Keeping children safe matters. Of course it does. But so does feeding them, housing them, making sure their schools don’t crumble, and ensuring their families have access to healthcare. Lawmakers who spend all session pushing bill after bill about predators while ignoring hunger, poverty, infrastructure, and basic care aren’t protecting kids, they’re performing outrage while neglecting everything else that actually keeps children safe and thriving.
More favors for fossil fuels.
HB206 strips counties of the ability to require a cash bond from companies before they begin constructing pipelines, meaning counties would no longer be allowed to demand upfront financial assurances that a company will clean up its mess or fix damaged infrastructure.
Who benefits?

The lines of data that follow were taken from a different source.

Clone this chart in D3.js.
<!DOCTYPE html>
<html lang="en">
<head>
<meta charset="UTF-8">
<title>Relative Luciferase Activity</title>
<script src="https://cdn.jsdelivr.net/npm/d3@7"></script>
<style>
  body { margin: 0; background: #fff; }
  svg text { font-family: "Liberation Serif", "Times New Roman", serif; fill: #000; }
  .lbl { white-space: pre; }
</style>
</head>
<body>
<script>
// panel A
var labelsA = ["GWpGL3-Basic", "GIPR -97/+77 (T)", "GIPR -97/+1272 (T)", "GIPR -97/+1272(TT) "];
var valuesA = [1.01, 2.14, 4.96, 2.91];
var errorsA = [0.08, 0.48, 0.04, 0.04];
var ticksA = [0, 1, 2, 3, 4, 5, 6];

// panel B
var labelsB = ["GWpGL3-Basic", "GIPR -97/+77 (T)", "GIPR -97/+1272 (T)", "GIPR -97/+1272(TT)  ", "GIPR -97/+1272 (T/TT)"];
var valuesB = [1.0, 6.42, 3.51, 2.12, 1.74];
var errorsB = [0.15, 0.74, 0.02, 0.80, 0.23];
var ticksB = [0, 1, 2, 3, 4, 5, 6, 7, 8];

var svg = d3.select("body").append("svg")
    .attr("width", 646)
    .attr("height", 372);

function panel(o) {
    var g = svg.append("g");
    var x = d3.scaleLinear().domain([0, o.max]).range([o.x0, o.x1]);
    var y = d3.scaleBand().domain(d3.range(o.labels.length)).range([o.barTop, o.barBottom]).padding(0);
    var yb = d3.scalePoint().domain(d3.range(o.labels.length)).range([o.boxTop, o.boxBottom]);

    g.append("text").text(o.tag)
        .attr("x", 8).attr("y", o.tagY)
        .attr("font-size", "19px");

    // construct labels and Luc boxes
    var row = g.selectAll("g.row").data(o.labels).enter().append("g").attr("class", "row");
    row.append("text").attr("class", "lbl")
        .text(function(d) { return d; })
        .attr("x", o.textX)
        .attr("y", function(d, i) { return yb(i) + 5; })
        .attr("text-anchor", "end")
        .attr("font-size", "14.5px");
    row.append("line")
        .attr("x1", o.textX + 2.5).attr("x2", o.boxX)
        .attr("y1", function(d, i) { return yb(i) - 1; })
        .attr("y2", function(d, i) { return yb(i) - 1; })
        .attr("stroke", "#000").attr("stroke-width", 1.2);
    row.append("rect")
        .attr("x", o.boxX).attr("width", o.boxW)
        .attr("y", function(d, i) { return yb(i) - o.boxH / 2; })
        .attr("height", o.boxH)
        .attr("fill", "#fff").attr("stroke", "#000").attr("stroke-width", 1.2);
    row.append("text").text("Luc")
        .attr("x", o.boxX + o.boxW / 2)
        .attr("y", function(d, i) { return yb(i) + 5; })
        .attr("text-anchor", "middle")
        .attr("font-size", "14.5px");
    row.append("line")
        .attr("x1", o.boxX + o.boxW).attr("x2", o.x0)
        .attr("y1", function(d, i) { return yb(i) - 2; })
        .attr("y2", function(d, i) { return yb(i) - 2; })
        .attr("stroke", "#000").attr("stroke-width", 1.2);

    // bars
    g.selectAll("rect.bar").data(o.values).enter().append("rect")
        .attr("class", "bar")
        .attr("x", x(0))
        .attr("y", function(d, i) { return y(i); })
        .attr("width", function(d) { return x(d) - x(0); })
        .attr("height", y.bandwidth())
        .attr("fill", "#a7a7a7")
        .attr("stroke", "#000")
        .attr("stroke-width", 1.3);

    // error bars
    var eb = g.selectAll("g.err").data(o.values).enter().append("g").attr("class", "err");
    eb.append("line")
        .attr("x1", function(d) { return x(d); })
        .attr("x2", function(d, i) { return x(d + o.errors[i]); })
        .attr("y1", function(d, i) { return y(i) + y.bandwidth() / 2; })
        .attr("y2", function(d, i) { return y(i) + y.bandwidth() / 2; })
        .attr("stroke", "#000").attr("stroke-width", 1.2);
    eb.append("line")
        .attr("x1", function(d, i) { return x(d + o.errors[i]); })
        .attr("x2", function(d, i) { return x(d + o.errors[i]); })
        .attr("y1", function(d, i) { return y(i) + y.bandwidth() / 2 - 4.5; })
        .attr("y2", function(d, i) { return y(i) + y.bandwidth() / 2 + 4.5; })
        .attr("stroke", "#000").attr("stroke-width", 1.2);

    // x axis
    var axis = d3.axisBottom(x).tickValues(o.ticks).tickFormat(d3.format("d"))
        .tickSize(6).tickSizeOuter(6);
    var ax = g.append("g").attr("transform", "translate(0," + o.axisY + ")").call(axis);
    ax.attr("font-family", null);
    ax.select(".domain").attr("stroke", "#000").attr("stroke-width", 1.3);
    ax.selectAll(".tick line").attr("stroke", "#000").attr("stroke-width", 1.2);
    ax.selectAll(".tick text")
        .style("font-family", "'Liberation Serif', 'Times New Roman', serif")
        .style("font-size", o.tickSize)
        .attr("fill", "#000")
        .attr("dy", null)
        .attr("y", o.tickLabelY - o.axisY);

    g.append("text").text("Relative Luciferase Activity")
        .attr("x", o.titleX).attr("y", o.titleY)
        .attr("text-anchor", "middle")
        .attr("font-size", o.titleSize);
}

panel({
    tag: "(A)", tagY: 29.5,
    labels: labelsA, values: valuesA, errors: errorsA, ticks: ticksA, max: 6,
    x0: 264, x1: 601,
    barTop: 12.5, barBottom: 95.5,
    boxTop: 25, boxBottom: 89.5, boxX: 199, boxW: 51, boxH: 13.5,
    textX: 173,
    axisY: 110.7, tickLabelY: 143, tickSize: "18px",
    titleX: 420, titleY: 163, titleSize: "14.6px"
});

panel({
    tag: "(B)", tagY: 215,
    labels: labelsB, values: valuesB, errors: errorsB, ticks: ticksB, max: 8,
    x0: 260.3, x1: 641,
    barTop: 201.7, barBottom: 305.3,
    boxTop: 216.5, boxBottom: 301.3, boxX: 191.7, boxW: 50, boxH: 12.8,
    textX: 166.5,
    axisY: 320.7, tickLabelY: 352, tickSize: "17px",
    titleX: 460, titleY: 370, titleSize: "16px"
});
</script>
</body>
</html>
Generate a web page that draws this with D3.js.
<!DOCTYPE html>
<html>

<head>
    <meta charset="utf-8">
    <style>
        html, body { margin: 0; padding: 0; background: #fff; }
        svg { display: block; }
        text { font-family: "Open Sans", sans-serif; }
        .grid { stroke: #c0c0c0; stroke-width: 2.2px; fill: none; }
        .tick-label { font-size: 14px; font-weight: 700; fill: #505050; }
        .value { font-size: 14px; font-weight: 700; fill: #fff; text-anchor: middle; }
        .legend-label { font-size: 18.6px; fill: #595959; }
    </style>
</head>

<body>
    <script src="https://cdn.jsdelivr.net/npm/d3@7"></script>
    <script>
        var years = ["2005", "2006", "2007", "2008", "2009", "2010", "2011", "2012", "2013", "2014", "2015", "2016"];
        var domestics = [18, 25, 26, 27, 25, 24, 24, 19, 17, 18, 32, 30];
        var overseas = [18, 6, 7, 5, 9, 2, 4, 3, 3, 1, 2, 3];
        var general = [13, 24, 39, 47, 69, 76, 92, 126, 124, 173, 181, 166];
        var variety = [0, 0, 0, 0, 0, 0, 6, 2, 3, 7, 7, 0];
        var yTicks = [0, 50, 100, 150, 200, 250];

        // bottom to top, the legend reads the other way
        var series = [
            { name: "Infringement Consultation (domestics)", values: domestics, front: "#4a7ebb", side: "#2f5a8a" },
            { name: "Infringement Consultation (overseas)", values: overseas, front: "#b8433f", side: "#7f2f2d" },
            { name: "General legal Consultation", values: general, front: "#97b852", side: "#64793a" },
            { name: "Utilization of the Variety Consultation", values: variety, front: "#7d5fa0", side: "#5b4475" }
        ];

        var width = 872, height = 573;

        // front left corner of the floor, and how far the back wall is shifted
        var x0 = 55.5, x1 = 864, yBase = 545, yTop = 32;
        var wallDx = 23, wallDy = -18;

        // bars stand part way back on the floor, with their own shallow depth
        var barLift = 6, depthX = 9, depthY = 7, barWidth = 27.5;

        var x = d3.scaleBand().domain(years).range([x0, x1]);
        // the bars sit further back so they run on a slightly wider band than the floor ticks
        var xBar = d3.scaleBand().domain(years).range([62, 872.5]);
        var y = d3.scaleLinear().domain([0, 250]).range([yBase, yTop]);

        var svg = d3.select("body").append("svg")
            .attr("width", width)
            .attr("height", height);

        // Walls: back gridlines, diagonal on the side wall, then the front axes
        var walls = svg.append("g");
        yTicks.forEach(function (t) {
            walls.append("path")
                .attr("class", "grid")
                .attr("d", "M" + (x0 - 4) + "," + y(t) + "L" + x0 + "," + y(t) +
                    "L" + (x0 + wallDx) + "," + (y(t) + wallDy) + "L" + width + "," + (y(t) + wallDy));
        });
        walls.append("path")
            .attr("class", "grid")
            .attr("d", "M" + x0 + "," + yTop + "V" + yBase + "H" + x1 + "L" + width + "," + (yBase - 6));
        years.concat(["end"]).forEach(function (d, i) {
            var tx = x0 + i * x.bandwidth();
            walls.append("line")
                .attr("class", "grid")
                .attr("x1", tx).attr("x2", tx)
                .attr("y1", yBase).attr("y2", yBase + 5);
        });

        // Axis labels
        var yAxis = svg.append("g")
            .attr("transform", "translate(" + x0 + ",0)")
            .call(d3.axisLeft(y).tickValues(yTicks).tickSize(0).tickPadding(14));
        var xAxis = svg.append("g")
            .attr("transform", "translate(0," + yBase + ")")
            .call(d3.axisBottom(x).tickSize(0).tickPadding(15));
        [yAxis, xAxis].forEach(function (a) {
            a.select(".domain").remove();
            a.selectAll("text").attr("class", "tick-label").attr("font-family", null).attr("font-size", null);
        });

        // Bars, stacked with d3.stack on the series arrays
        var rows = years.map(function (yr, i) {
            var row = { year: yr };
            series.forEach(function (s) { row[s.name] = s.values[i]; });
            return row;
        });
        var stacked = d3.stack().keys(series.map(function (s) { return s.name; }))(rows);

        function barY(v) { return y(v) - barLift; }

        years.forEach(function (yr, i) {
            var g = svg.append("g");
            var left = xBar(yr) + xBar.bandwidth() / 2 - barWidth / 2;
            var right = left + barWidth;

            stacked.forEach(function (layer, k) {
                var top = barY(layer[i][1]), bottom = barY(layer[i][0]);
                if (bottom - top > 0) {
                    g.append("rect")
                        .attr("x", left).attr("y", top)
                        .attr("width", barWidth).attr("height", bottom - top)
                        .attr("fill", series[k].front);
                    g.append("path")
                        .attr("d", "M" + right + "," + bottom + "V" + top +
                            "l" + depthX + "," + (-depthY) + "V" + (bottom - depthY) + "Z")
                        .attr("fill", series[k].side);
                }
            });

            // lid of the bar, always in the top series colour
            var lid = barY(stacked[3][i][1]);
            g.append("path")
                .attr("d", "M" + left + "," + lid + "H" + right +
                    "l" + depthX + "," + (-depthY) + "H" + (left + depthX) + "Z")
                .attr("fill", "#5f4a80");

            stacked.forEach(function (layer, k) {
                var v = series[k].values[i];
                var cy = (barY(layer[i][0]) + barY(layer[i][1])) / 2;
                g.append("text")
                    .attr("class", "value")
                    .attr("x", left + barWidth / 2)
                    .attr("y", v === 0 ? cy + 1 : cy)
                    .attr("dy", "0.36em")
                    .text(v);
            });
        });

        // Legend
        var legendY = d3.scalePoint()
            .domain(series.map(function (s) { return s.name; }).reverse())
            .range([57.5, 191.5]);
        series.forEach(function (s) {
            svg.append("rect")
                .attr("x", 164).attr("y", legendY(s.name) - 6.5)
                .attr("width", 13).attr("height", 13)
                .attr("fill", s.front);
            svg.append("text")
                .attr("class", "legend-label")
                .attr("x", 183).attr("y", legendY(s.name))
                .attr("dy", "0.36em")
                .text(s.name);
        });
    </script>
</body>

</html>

Big oil and gas companies, not communities.
This bill takes away one of the only local tools left to hold pipeline developers accountable. It hands more power to fossil fuel corporations while undermining counties trying to protect their roads, land, and residents. Once again, Texas Republicans are prioritizing corporate profits over environmental safeguards and local control.

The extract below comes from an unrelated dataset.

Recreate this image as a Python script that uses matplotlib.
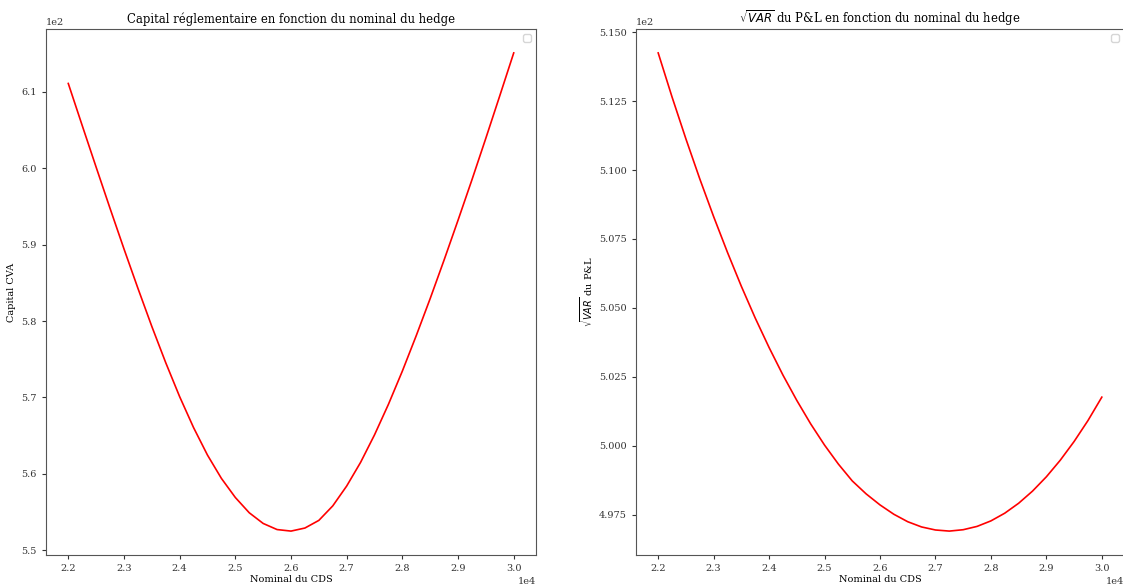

And here are the Democrats who voted to help them:
Democrats bring up a bill to study the interconnection of Texas’ electric grid with Mexico’s.
The Brianworm Brigade lashed out, and Jared Patterson (R-HD106) and Andy Hopper (R-HD64) took the GOP civil war to the front and back mics.
HB805 is a simple study, but its outcome could lead to regional grid interconnectivity in a few years. It’s a step in the right direction. But Andy Hopper tried to add an amendment to study adding all Texas Counties to ERCOT.
First of all, that’s dumb. Our grid barely works. Just yesterday in Houston, the entire network for the Texas Medical Center experienced a power outage. Adding more to the grid before fixing it doesn’t make sense. Hopper’s amendment would be a step backward.
Secondly, East Texas, El Paso, and the panhandle don’t want to join ERCOT. They have reliable power now. If they joined ERCOT, they would lose that.
During Hopper’s amendment, Jared Patterson went to the back mic and gave him the third degree. Terry Canales attempted to call a POO (point of order), but took it down quickly.
Then, Tony Tinderholt (R-HD94) went to the back mic and called Patterson immature (paraphrasing). It was high-quality entertainment:
Hillary Hickland (R-HD55) laid out her first bill to the full House.
The bill, HB2894, is completely noncontroversial. It provides more tax relief for veterans. But the House has a tradition that every time a new member introduces their first bill, both sides of the aisle will go to the back mic and ask them silly or personal questions… sort of a hazing ritual.
Erin Zwiener (D-HD45) managed to squeeze a real zinger in there, making fun of Hickland’s attempt to ban dildoes at pharmacies. Funny stuff:
But also during Hickland’s hazing, Richard Raymond (D-HD42) thought the most appropriate way to contribute was by impersonating an authoritarian:
Cringe. Someone in Laredo needs to tell him that’s not funny and to stop it. If he doesn’t get the message, who knows who he’ll be impersonating next, Mussolini, Stalin, maybe even Ronald Reagan.
So yeah, Day 100 was chaos, but it was revealing.
We saw Democrats finally flex some power, Republicans unravel in real time, and the same tired playbook of performative outrage, corporate giveaways, and culture war distractions play out on the House floor. Amid the noise, there were genuine moments of resistance, real stakes in the legislation, and real consequences for working Texans.
If you’re only tuning in for the drama, you’re missing the bigger picture. The Texas GOP isn’t governing. They’re scrambling to hold on to power by stoking fear, silencing dissent, and selling the state to their donors one bill at a time. And Democrats? When they hold the line, they remind us that obstruction can be a form of protection.
With 40 days left in the session, keep watching. Keep calling. Keep raising hell. Because the fight for Texas isn’t over.
April 29: Early Voting Ends
May 3: Local and County Elections
June 2: The 89th Legislative Session ends.
June 3: The beginning of the 2026 election season.